Hader Clinic Queensland is a structured program – her first few days were difficult. She had a stress-induced fit, and became furious when she wasn’t allowed to call us when she had had her fit. Charlie was stood down for a week and came to Brisbane. She agreed to daily check-ins and drug tests with the staff at Head Office, then went back to complete her treatment.

A staff member who saw Charlie’s meltdown said that, underneath her rage, there was a frightened and vulnerable little girl. But since she came home from rehab, my daughter has become a woman. She was really committed to the process. During her stay, we talked on the phone, then went to visit her every week – first-day visits, then progressed to overnight leave – which she really enjoyed.

Hader Clinic Queensland is holistic. Charlie saw a psychiatrist and a counsellor, did exercise, ate nutritious food, and even massages. Physically she looks amazing now – healthy and glowing. Since leaving rehab, I’ve seen Charlie make good decisions for her wellbeing. She has firm boundaries and won’t be around drug-using friends or people who have relapsed. She did the intensive outpatient program, checking in with Hader Clinic Queensland staff for counselling and drug tests. And she still attends 12 Step Meetings. Nobody has to tell my daughter to do these things. Charlie is independently choosing a better life for herself.
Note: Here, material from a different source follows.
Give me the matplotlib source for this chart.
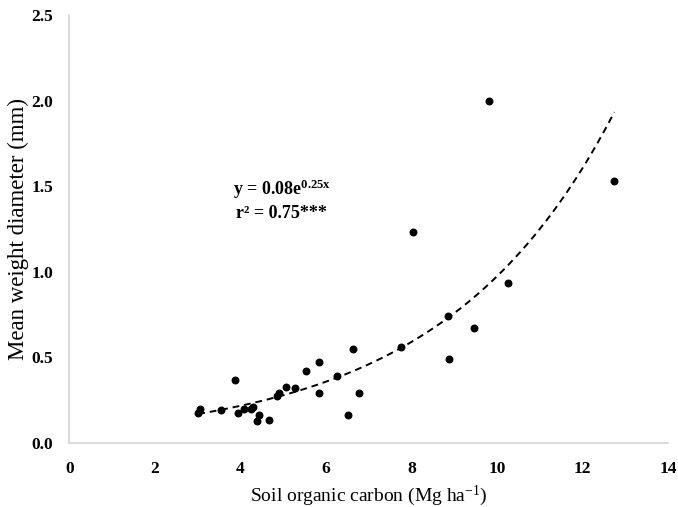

It used to be just my husband and I living by ourselves… Our kids were often struggling with their mental health, not talking to us or to each other. Now when I wake up for work in the morning, I see one daughter in the kitchen smiling and making coffee. The other is helping with the housework. Charlie puts her arms around me and asks me how I am. The girls go out shopping together, and we have dinner as a family. Perhaps one day we’ll get to go on a holiday. At the moment I’m just settling into the feeling of emotional peace.

Having a child with addiction is very isolating. I used to be afraid that if I died suddenly, Charlie would be unable to cope with nobody to look after her. But I don’t have those feelings anymore.

Before Charlie went for treatment, we didn’t know any other families who shared our experience. Hader Clinic Queensland made it possible for us to make those connections. There’s still plenty of stigma and judgement out there. But we’re not alone. I want to share my story with other parents who need help. If my daughter can do it, then I feel there is hope for anyone.

In my living room – next to a photo of the girls – is the medal Hader Clinic Queensland gave Charlie when she completed her 90-Day Program. Of all the trophies and awards she’s received in her life; this one is the most dear to my heart. I am so proud of my daughter.


Photographs of this client have been changed to protect their privacy.